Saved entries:

-*-*-

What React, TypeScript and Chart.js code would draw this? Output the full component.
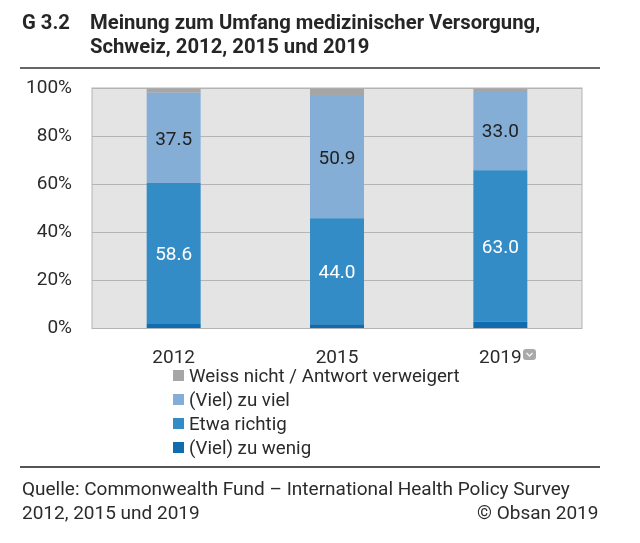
import React, { useEffect, useRef } from "react";
import { Chart, registerables } from "chart.js";

Chart.register(...registerables);

const years = ["2012", "2015", "2019"];
const zuWenig = [1.9, 1.8, 2.8];
const etwaRichtig = [58.6, 44.0, 63.0];
const zuViel = [37.5, 50.9, 33.0];
const weissNicht = [2.0, 3.3, 1.2];
const yTicks = [0, 20, 40, 60, 80, 100];
const FONT = "Roboto, sans-serif";
const TEXT = "#2b2b2b";

const series = [
  { label: "(Viel) zu wenig", data: zuWenig, color: "#0f6cb0", valueColor: "" },
  { label: "Etwa richtig", data: etwaRichtig, color: "#338cc6", valueColor: "#ffffff" },
  { label: "(Viel) zu viel", data: zuViel, color: "#85aed7", valueColor: "#222222" },
  { label: "Weiss nicht / Antwort verweigert", data: weissNicht, color: "#a6a6a6", valueColor: "" },
];

const plotFrame = {
  id: "plotFrame",
  beforeDraw(chart: any) {
    const { ctx, chartArea: a } = chart;
    ctx.save();
    ctx.fillStyle = "#e4e4e4";
    ctx.fillRect(a.left, a.top, a.width, a.height);
    ctx.restore();
  },
  afterDraw(chart: any) {
    const { ctx, chartArea: a } = chart;
    ctx.save();
    ctx.strokeStyle = "#b4b4b4";
    ctx.lineWidth = 1;
    ctx.strokeRect(a.left, a.top, a.width, a.height);
    ctx.restore();
  },
};

const valueLabels = {
  id: "valueLabels",
  afterDatasetsDraw(chart: any) {
    const { ctx } = chart;
    ctx.save();
    ctx.font = `19px ${FONT}`;
    ctx.textAlign = "center";
    ctx.textBaseline = "middle";
    series.forEach((s, i) => {
      if (!s.valueColor) return;
      chart.getDatasetMeta(i).data.forEach((bar: any, j: number) => {
        ctx.fillStyle = s.valueColor;
        ctx.fillText(s.data[j].toFixed(1), bar.x, (bar.y + bar.base) / 2 + 2);
      });
    });
    ctx.restore();
  },
};

export default function App() {
  const ref = useRef<HTMLCanvasElement>(null);
  useEffect(() => {
    document.body.style.margin = "0";
    const chart = new Chart(ref.current!, {
      type: "bar",
      data: {
        labels: years,
        datasets: series.map((s) => ({
          label: s.label,
          data: s.data,
          backgroundColor: s.color,
          borderWidth: 0,
          categoryPercentage: 1,
          barPercentage: 54 / 163.4,
        })),
      },
      options: {
        responsive: false,
        animation: false,
        events: [],
        layout: { padding: { left: 0, top: 88, right: 58, bottom: 0 } },
        plugins: { legend: { display: false }, title: { display: false }, tooltip: { enabled: false } },
        scales: {
          x: {
            stacked: true,
            grid: { display: false },
            border: { display: false },
            afterFit(axis: any) { axis.height = 214.5; },
            ticks: { color: TEXT, font: { family: FONT, size: 19 }, padding: 10, maxRotation: 0 },
          },
          y: {
            stacked: true,
            min: 0,
            max: 100,
            afterFit(axis: any) { axis.width = 92; },
            afterBuildTicks(axis: any) { axis.ticks = yTicks.map((value) => ({ value })); },
            grid: { color: "#b4b4b4", lineWidth: 1, drawTicks: false },
            border: { display: false },
            ticks: {
              color: TEXT,
              font: { family: FONT, size: 19 },
              padding: 20,
              callback: (v: any) => `${v}%`,
            },
          },
        },
      },
      plugins: [plotFrame, valueLabels],
    } as any);
    return () => chart.destroy();
  }, []);

  const abs = (x: number, y: number, extra: React.CSSProperties = {}): React.CSSProperties => ({
    position: "absolute", left: x, top: y, whiteSpace: "nowrap", fontFamily: FONT, color: TEXT, ...extra,
  });
  const titleStyle: React.CSSProperties = { fontWeight: 700, fontSize: 20.25, lineHeight: "26px", color: "#262626" };
  const srcStyle: React.CSSProperties = { fontSize: 19, lineHeight: "25px" };

  return (
    <div style={{ position: "relative", width: 640, height: 543, overflow: "hidden", background: "#fff" }}>
      <canvas ref={ref} width={640} height={543} style={{ position: "absolute", left: 0, top: 0, display: "block" }} />
      <div style={abs(22, 9, titleStyle)}>G 3.2</div>
      <div style={abs(90, 9, titleStyle)}>Meinung zum Umfang medizinischer Versorgung,</div>
      <div style={abs(90, 33, titleStyle)}>Schweiz, 2012, 2015 und 2019</div>
      <div style={{ position: "absolute", left: 20, top: 67, width: 580, height: 2, background: "#666" }} />
      <svg style={{ position: "absolute", left: 522, top: 348 }} width={15} height={13} viewBox="0 0 15 13">
        <rect x={1} y={1} width={13} height={11} rx={3} fill="#a9a9a9" />
        <path d="M4.5 5 L7.5 8 L10.5 5" fill="none" stroke="#f2f2f2" strokeWidth={1.5} />
      </svg>
      {[...series].reverse().map((s, i) => (
        <React.Fragment key={s.label}>
          <div style={{ position: "absolute", left: 173, top: 370 + i * 24, width: 11, height: 11, background: s.color }} />
          <div style={abs(189, 364 + i * 24, { fontSize: 18.7, lineHeight: "24px" })}>{s.label}</div>
        </React.Fragment>
      ))}
      <div style={{ position: "absolute", left: 20, top: 466, width: 580, height: 2, background: "#555" }} />
      <div style={abs(22, 476, srcStyle)}>Quelle: Commonwealth Fund – International Health Policy Survey</div>
      <div style={abs(22, 500, srcStyle)}>2012, 2015 und 2019</div>
      <div style={abs(477, 500, srcStyle)}>© Obsan 2019</div>
    </div>
  );
}
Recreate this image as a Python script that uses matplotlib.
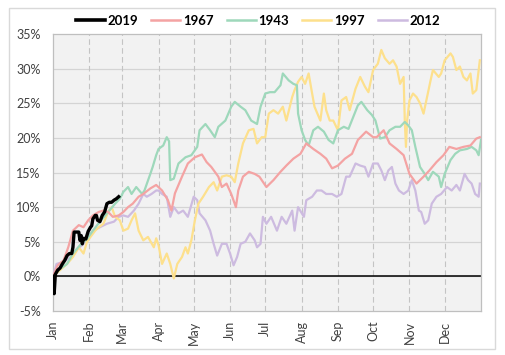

-*-*-

Task prompt: Copy nothing but the lines from the top of the material through the line holding "Chart.register(...registerables);", exactly as written; omit pictures.

Correct answer:
What React, TypeScript and Chart.js code would draw this? Output the full component.
import React, { useEffect, useRef } from "react";
import { Chart, registerables } from "chart.js";

Chart.register(...registerables);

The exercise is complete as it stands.